Excellent article, Henny.  Once again (anyone remember Ahmed Chalabi?  anyone?  anyone?) the U.S. bets its wad on a crooked politician to foist a puppet government on a country it needs in its war for oil (a.k.a. the war on "terrorism") but the bet doesn't turn out all that well.  In this case, failing even more spectacularly than the Chalabi bet.

The pieces of the puzzle are starting to fit together very quickly.  Yesterday, I was kinda mystified by the whole thing.  Given the amount of backing she had been receiving from the Bush admin and the MSM, I had begun to smell a rat, but it was more along the lines of "the pragmatists in the U.S. ruling class are winning over the ideologues in the Bush administration."

I always liked Benazir Bhutto.  She was a very attractive, courageous (within reasonable limits) woman, fighting for a place in a very dangerous man's world, articulate ind intelligent.  What's not to like?  Whenever she was ousted for "corruption," the details of the charges against her were almost never mentioned, and the fact that the charges emanated from, or worked to the direct benefit of, a miltary regime, played directly into all my deepest ingrown prejudices - - military dictatorship BAD, attractive, smart, courageous woman GOOD, and I think the matter was always very cleverly presented in the Western press so that nobody (except the Pakistanis I knew at the time) took the corruption charges as anything very serious, for those same reasons. 

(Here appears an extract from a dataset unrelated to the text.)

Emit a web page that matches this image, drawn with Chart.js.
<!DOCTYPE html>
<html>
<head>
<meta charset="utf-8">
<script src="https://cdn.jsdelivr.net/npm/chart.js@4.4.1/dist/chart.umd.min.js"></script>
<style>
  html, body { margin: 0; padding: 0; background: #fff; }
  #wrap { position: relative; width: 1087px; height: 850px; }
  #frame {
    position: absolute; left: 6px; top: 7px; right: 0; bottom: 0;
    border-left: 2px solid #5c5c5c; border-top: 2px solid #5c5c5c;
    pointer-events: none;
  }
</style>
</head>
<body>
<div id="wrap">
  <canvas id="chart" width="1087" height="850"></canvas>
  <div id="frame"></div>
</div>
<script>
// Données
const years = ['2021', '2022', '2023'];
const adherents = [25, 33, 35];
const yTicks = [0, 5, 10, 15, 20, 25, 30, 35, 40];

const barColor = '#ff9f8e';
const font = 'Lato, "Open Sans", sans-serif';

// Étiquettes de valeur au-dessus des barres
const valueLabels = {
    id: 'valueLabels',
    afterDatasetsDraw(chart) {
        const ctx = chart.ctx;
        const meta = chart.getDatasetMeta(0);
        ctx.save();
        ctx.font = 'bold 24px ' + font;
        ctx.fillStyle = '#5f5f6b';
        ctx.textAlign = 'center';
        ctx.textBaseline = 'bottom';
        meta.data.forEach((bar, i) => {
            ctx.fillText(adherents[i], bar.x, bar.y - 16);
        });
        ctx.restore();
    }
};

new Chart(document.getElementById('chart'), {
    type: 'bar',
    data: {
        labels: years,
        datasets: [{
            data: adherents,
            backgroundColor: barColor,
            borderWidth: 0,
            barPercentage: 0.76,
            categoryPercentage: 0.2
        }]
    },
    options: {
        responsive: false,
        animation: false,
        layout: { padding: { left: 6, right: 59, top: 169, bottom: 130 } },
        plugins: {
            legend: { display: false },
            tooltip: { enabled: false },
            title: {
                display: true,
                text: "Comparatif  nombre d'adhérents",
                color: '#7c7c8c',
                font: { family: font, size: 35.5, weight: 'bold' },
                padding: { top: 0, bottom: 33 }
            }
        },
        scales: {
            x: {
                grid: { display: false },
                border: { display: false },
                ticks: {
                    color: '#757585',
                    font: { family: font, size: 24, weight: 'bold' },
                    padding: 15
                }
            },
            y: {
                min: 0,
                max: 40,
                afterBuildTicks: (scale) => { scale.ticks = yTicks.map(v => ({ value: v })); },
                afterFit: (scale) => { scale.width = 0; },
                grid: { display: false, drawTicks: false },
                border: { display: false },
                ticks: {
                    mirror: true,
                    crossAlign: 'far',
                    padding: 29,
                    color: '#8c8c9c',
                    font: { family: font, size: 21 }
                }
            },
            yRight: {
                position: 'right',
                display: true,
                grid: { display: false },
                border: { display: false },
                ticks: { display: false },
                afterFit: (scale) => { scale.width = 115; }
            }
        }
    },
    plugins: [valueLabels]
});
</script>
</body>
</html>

I'm still not convinced on the corruption thing - - if the Pakistani governments of the day had a solid case, how come they never managed to prove it in a Pakistani court of law?  OTOH, we all know how hard it is to prove corruption cases in court - - the Pakistani courts operate more or less on the same principles as our own, including the presumption of innocence and the prosecutor's burden of proof beyond reasonable doubt - - and the family undoubtedly enjoyed widespread popularity.  Also, Pakistan being an extremely violent country, who's to say how many potential government witnesses have fallen victim to the "random" violence there without inciting the interest of the Western MSM?  But the conviction in a Swiss court (for money laundering) puts the whole corruption thing in a new light.  As do the American MSM's heroic  efforts to keep this interesting little factoid (the conviction) out of the limelight.

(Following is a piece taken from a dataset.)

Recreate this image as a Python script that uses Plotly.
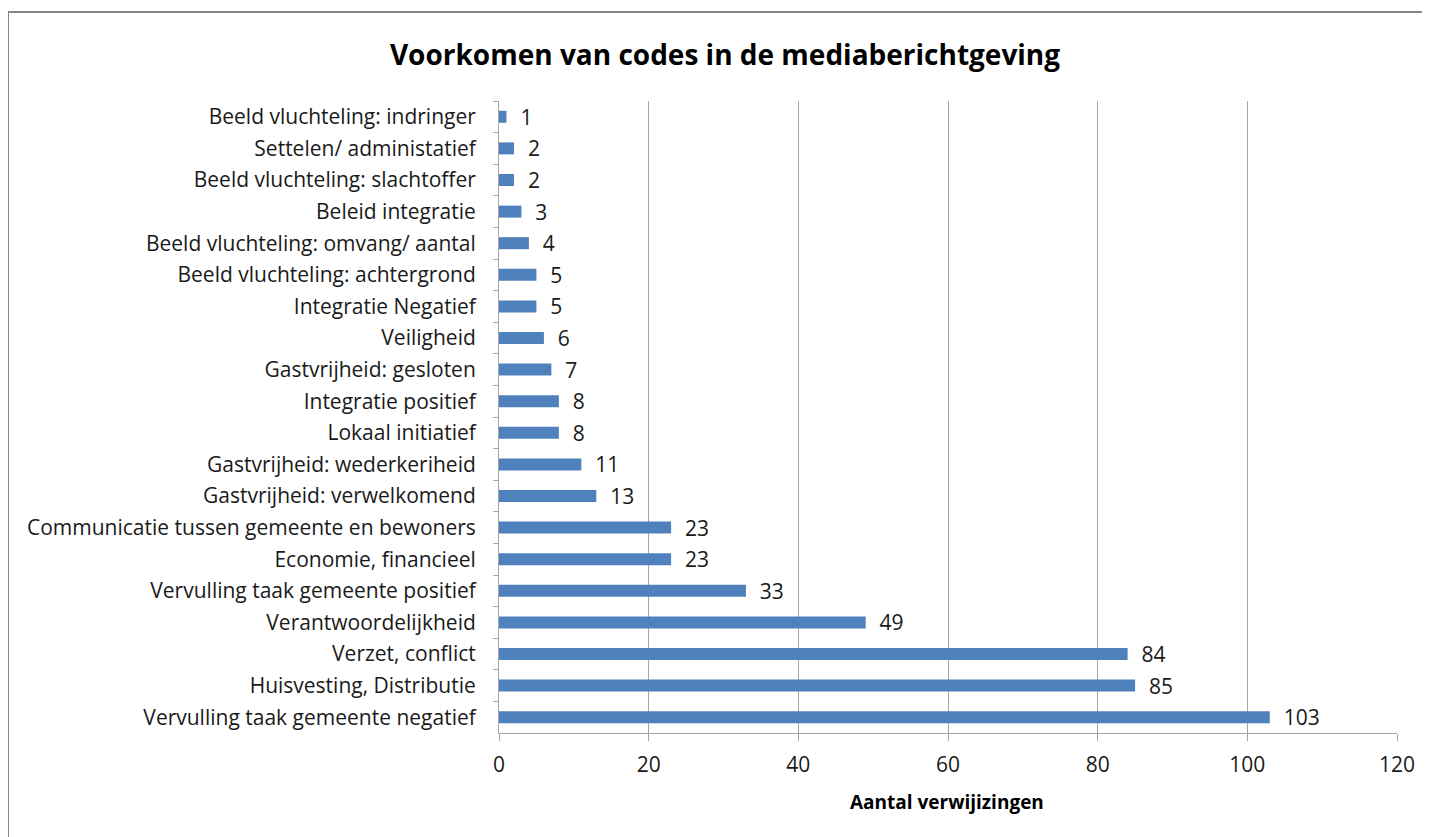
import plotly.graph_objects as go

categories = [
    "Beeld vluchteling: indringer",
    "Settelen/ administatief",
    "Beeld vluchteling: slachtoffer",
    "Beleid integratie",
    "Beeld vluchteling: omvang/ aantal",
    "Beeld vluchteling: achtergrond",
    "Integratie Negatief",
    "Veiligheid",
    "Gastvrijheid: gesloten",
    "Integratie positief",
    "Lokaal initiatief",
    "Gastvrijheid: wederkeriheid",
    "Gastvrijheid: verwelkomend",
    "Communicatie tussen gemeente en bewoners",
    "Economie, financieel",
    "Vervulling taak gemeente positief",
    "Verantwoordelijkheid",
    "Verzet, conflict",
    "Huisvesting, Distributie",
    "Vervulling taak gemeente negatief",
]
values = [1, 2, 2, 3, 4, 5, 5, 6, 7, 8, 8, 11, 13, 23, 23, 33, 49, 84, 85, 103]
x_ticks = [0, 20, 40, 60, 80, 100, 120]

title_text = "Voorkomen van codes in de mediaberichtgeving"
x_title = "Aantal verwijizingen"

FONT = "Open Sans, sans-serif"

# page has an 8px body margin; figure coordinates are screen coords minus 8
OFF = 8
W, H = 1430 - OFF, 837 - OFF
L = 499 - OFF
T = 101 - OFF
R = W - (1397 - OFF)
B = H - (733 - OFF)
pw = W - L - R
ph = H - T - B

def px(x):
    return (x - OFF - L) / pw

def py(y):
    return 1 - (y - OFF - T) / ph

fig = go.Figure()
fig.add_trace(go.Bar(
    y=categories,
    x=values,
    orientation="h",
    marker=dict(color="#4f81bd", line=dict(width=0)),
    width=0.38,
    text=["\u00a0\u00a0" + str(v) for v in values],
    textposition="outside",
    constraintext="none",
    textfont=dict(size=21, color="#1a1a1a", family=FONT),
    cliponaxis=False,
))

fig.update_layout(
    width=W, height=H,
    margin=dict(l=L, r=R, t=T, b=B),
    paper_bgcolor="white",
    plot_bgcolor="white",
    showlegend=False,
    font=dict(family=FONT, color="#1a1a1a"),
    title=dict(
        text="<b>" + title_text + "</b>",
        x=(725 - OFF) / W, xref="container", xanchor="center",
        y=1 - (55 - OFF) / H, yref="container", yanchor="middle",
        font=dict(size=28, color="#000000", family=FONT),
    ),
    xaxis=dict(
        range=[0, 120],
        tickvals=x_ticks,
        showgrid=True, gridcolor="#a6a6a6", gridwidth=1,
        showline=True, linecolor="#a6a6a6", linewidth=1,
        ticks="outside", ticklen=7, tickcolor="#a6a6a6",
        tickfont=dict(size=21, color="#1a1a1a"),
        ticklabelstandoff=6,
        zeroline=False,
    ),
    yaxis=dict(
        categoryorder="array",
        categoryarray=categories,
        autorange="reversed",
        showline=True, linecolor="#a6a6a6", linewidth=1,
        ticks="outside", ticklen=5, tickcolor="#a6a6a6",
        tickson="boundaries",
        tickfont=dict(size=21, color="#1a1a1a"),
        ticklabelstandoff=18,
        showgrid=False,
    ),
    annotations=[
        dict(text="<b>" + x_title + "</b>", xref="paper", yref="paper",
             x=px(947), y=py(802), xanchor="center", yanchor="middle",
             showarrow=False, font=dict(size=19, color="#000000", family=FONT)),
    ],
    shapes=[
        dict(type="rect", xref="paper", yref="paper",
             x0=px(8), x1=px(1445), y0=py(850), y1=py(12),
             line=dict(color="#868686", width=2), fillcolor="rgba(0,0,0,0)", layer="below"),
    ],
)

fig.write_html("out.html")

All things considered, I'd say that al Qaeda (or like-minded groups of fundamentalist nutjobs) are the likeliest suspects to date, with or without the compliance (turning heads the other way) of the current military government.  But here's another possibility to consider - - WHAT IF Benazir Bhutto were in fact the incorruptible, selfless, dedicated leader of the people that her MSM image portrays?  What if, in recent days, she had made it clear to her American backers that she was nobody's puppet, that she was going to act in the best interests of Pakistanis and the Muslim world generally as SHE perceived them to be, and not as Cheney, Bush, Rice and the rest of that nefarious crew claimed them to be?  At some point, might not the realization have dawned upon them that their new "asset" was no asset at all, rather a roadblock in their quest for dominance in the region, an "asset" whose time for liquidation had finally arrived?